▸ **PROBLEM TO WORK ON**
Copy out the listing in full, exactly as written, but not its pictures.

▸ **DATA PROVIDED**
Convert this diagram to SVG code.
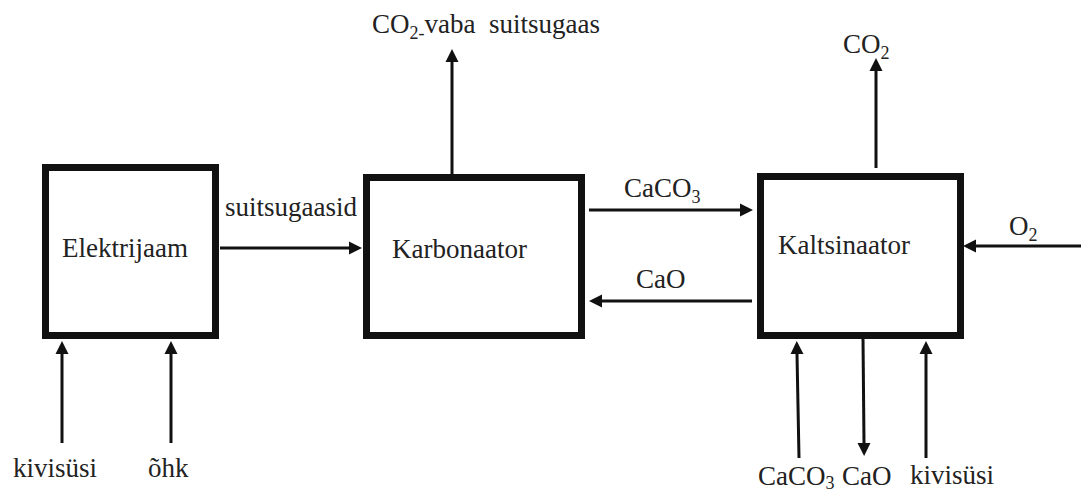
<svg xmlns="http://www.w3.org/2000/svg" width="1081" height="491" viewBox="0 0 1081 491">
<defs>
<style>
.box{fill:#fff;stroke:#111;stroke-width:7}
.ln{fill:none;stroke:#111;stroke-width:3;marker-end:url(#ah)}
.t{font-family:'Liberation Serif',Tinos,'Times New Roman',Times,serif;font-size:27px;fill:#222}
.sub{font-size:18px}
</style>
<marker id="ah" markerUnits="userSpaceOnUse" markerWidth="14" markerHeight="14" viewBox="0 -7 14 14" refX="0" refY="0" orient="auto">
<path d="M0,-6.5 L13,0 L0,6.5 z" fill="#111"/>
</marker>
</defs>
<rect width="1081" height="491" fill="#fff"/>
<g id="elektrijaam">
<rect class="box" x="45.5" y="167.5" width="170" height="168"/>
<text class="t" x="62" y="257">Elektrijaam</text>
</g>
<g id="karbonaator">
<rect class="box" x="366.5" y="177.5" width="215" height="158"/>
<text class="t" x="392" y="258">Karbonaator</text>
</g>
<g id="kaltsinaator">
<rect class="box" x="760.5" y="176.5" width="200" height="159"/>
<text class="t" x="778" y="254">Kaltsinaator</text>
</g>
<g id="connectors">
<line class="ln" x1="220" y1="248" x2="349" y2="248"/>
<line class="ln" x1="452" y1="174" x2="452" y2="62"/>
<line class="ln" x1="589" y1="210" x2="740" y2="210"/>
<line class="ln" x1="752" y1="301" x2="602" y2="301"/>
<line class="ln" x1="876" y1="168" x2="876" y2="71"/>
<line class="ln" x1="1081" y1="246" x2="976" y2="246"/>
<line class="ln" x1="799" y1="458" x2="797" y2="354"/>
<line class="ln" x1="863" y1="338" x2="864" y2="443"/>
<line class="ln" x1="926" y1="458" x2="926" y2="354"/>
<line class="ln" x1="62" y1="443" x2="62" y2="354"/>
<line class="ln" x1="171" y1="443" x2="171" y2="354"/>
</g>
<g id="labels">
<text class="t" x="225" y="216">suitsugaasid</text>
<text class="t" x="372" y="33">CO<tspan class="sub" dy="6">2-</tspan><tspan dy="-6">vaba&#160; suitsugaas</tspan></text>
<text class="t" x="624" y="197">CaCO<tspan class="sub" dy="6">3</tspan></text>
<text class="t" x="636" y="288">CaO</text>
<text class="t" x="843" y="53">CO<tspan class="sub" dy="6">2</tspan></text>
<text class="t" x="1009" y="235">O<tspan class="sub" dy="6">2</tspan></text>
<text class="t" x="758" y="485">CaCO<tspan class="sub" dy="4">3</tspan></text>
<text class="t" x="842" y="485">CaO</text>
<text class="t" x="910" y="484">kivisüsi</text>
<text class="t" x="13" y="477">kivisüsi</text>
<text class="t" x="148" y="477">õhk</text>
</g>
</svg>
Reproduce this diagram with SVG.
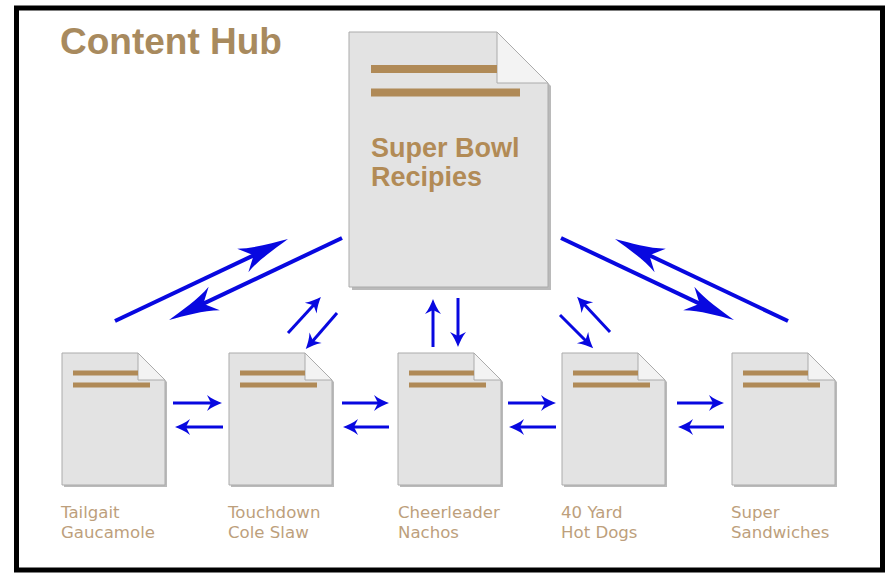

▸ **THE REPLY**
Convert this diagram to SVG code.
<svg xmlns="http://www.w3.org/2000/svg" width="1081" height="491" viewBox="0 0 1081 491">
<defs>
<style>
.box{fill:#fff;stroke:#111;stroke-width:7}
.ln{fill:none;stroke:#111;stroke-width:3;marker-end:url(#ah)}
.t{font-family:'Liberation Serif',Tinos,'Times New Roman',Times,serif;font-size:27px;fill:#222}
.sub{font-size:18px}
</style>
<marker id="ah" markerUnits="userSpaceOnUse" markerWidth="14" markerHeight="14" viewBox="0 -7 14 14" refX="0" refY="0" orient="auto">
<path d="M0,-6.5 L13,0 L0,6.5 z" fill="#111"/>
</marker>
</defs>
<rect width="1081" height="491" fill="#fff"/>
<g id="elektrijaam">
<rect class="box" x="45.5" y="167.5" width="170" height="168"/>
<text class="t" x="62" y="257">Elektrijaam</text>
</g>
<g id="karbonaator">
<rect class="box" x="366.5" y="177.5" width="215" height="158"/>
<text class="t" x="392" y="258">Karbonaator</text>
</g>
<g id="kaltsinaator">
<rect class="box" x="760.5" y="176.5" width="200" height="159"/>
<text class="t" x="778" y="254">Kaltsinaator</text>
</g>
<g id="connectors">
<line class="ln" x1="220" y1="248" x2="349" y2="248"/>
<line class="ln" x1="452" y1="174" x2="452" y2="62"/>
<line class="ln" x1="589" y1="210" x2="740" y2="210"/>
<line class="ln" x1="752" y1="301" x2="602" y2="301"/>
<line class="ln" x1="876" y1="168" x2="876" y2="71"/>
<line class="ln" x1="1081" y1="246" x2="976" y2="246"/>
<line class="ln" x1="799" y1="458" x2="797" y2="354"/>
<line class="ln" x1="863" y1="338" x2="864" y2="443"/>
<line class="ln" x1="926" y1="458" x2="926" y2="354"/>
<line class="ln" x1="62" y1="443" x2="62" y2="354"/>
<line class="ln" x1="171" y1="443" x2="171" y2="354"/>
</g>
<g id="labels">
<text class="t" x="225" y="216">suitsugaasid</text>
<text class="t" x="372" y="33">CO<tspan class="sub" dy="6">2-</tspan><tspan dy="-6">vaba&#160; suitsugaas</tspan></text>
<text class="t" x="624" y="197">CaCO<tspan class="sub" dy="6">3</tspan></text>
<text class="t" x="636" y="288">CaO</text>
<text class="t" x="843" y="53">CO<tspan class="sub" dy="6">2</tspan></text>
<text class="t" x="1009" y="235">O<tspan class="sub" dy="6">2</tspan></text>
<text class="t" x="758" y="485">CaCO<tspan class="sub" dy="4">3</tspan></text>
<text class="t" x="842" y="485">CaO</text>
<text class="t" x="910" y="484">kivisüsi</text>
<text class="t" x="13" y="477">kivisüsi</text>
<text class="t" x="148" y="477">õhk</text>
</g>
</svg>
Reproduce this diagram with SVG.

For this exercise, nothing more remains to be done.